## DIRECTIONS
Reproduce, character for character, the lines below from the first through the one with "import plotly.graph_objects as go". Leave pictures out.
— start —
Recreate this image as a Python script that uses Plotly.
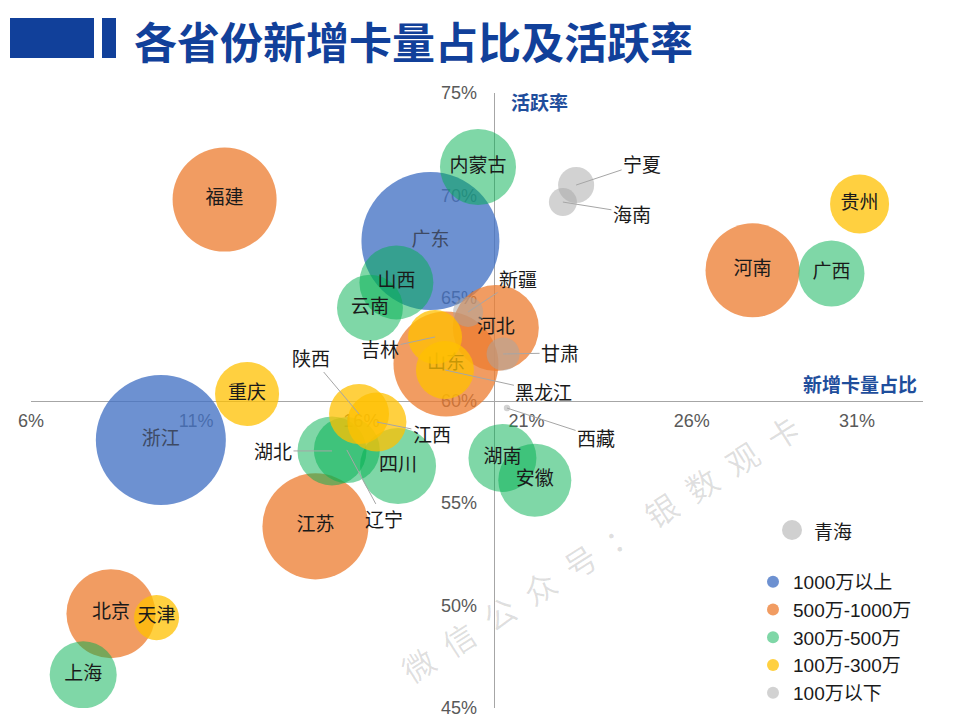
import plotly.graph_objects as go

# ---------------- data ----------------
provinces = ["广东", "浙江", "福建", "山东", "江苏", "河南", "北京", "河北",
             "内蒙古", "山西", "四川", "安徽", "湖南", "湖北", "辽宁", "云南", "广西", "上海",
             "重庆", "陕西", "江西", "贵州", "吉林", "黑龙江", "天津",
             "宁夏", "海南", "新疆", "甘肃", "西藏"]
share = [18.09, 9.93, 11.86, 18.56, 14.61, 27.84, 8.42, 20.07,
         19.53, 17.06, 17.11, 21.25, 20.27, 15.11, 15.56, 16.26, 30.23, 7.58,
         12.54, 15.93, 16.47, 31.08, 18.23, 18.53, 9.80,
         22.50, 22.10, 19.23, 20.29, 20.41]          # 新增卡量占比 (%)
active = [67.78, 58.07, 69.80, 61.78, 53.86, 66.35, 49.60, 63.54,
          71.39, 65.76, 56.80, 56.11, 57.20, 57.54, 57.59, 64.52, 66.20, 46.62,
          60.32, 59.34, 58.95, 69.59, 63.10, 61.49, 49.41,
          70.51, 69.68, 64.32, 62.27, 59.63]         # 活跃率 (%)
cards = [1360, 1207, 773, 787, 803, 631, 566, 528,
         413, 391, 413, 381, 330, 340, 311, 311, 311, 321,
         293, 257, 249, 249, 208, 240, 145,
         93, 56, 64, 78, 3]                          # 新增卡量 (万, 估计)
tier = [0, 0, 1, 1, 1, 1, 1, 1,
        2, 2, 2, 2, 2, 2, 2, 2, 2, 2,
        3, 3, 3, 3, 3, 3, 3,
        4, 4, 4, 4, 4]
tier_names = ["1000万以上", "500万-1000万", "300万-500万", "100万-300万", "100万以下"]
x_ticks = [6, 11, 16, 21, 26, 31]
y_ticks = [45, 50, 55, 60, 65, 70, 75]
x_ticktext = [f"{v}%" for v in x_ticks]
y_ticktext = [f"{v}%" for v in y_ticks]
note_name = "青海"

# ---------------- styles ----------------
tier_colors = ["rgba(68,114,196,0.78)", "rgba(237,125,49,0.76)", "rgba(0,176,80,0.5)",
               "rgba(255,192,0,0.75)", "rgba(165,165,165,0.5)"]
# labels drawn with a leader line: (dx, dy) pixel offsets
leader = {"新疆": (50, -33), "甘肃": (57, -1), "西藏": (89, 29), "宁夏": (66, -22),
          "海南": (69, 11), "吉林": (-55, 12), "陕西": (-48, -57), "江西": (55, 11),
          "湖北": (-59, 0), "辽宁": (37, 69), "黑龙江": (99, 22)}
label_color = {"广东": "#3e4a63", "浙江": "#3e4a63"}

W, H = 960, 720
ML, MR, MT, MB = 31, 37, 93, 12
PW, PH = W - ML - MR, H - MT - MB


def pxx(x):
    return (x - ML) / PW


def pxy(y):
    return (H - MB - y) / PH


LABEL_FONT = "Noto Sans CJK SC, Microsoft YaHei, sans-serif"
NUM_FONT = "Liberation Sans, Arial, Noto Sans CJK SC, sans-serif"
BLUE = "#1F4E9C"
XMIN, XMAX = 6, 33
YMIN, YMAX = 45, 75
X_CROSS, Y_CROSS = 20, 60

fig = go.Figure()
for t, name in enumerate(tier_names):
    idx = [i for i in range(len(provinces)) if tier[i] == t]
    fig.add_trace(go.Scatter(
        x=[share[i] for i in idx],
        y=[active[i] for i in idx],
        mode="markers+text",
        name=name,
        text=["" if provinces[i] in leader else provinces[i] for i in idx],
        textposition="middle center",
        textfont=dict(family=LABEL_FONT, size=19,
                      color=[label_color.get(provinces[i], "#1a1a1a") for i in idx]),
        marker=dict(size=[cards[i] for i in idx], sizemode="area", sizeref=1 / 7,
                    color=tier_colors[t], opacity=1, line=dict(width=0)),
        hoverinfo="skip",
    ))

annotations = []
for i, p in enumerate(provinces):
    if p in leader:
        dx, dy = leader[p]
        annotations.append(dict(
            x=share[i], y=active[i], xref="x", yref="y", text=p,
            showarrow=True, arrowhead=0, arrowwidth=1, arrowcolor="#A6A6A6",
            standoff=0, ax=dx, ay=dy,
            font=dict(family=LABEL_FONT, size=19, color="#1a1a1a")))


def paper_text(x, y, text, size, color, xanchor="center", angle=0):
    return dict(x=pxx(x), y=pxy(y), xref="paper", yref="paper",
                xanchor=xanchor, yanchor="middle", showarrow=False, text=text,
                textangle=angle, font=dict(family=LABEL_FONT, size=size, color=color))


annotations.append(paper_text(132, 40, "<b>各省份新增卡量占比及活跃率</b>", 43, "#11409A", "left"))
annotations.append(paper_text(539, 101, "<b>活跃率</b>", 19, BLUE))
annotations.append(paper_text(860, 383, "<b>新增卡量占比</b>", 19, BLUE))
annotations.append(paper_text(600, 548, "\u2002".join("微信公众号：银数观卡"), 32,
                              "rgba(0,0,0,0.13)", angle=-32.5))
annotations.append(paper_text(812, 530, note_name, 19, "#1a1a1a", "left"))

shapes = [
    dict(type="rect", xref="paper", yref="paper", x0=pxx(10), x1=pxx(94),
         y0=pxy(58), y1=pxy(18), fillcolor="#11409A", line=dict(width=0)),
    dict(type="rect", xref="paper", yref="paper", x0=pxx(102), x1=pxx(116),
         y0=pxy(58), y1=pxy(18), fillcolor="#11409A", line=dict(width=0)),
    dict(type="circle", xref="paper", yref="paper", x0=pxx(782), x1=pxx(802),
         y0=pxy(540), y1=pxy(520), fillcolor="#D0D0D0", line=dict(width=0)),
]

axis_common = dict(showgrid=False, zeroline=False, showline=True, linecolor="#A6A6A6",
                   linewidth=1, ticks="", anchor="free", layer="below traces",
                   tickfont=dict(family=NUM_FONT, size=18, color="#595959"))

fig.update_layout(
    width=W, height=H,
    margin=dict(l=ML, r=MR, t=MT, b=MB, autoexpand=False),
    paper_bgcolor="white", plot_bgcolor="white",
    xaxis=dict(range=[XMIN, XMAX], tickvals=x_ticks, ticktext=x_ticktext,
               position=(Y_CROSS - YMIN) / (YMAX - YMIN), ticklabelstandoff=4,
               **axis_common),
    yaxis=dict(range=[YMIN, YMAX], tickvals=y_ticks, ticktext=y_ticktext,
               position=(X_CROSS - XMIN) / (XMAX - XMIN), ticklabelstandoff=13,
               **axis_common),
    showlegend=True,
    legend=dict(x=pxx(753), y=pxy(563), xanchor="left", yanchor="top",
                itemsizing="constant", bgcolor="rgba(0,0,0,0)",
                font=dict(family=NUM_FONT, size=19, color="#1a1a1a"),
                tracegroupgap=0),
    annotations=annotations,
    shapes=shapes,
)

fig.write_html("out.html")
— end —
## ANSWER TO THE EXERCISE
Recreate this image as a Python script that uses Plotly.
import plotly.graph_objects as go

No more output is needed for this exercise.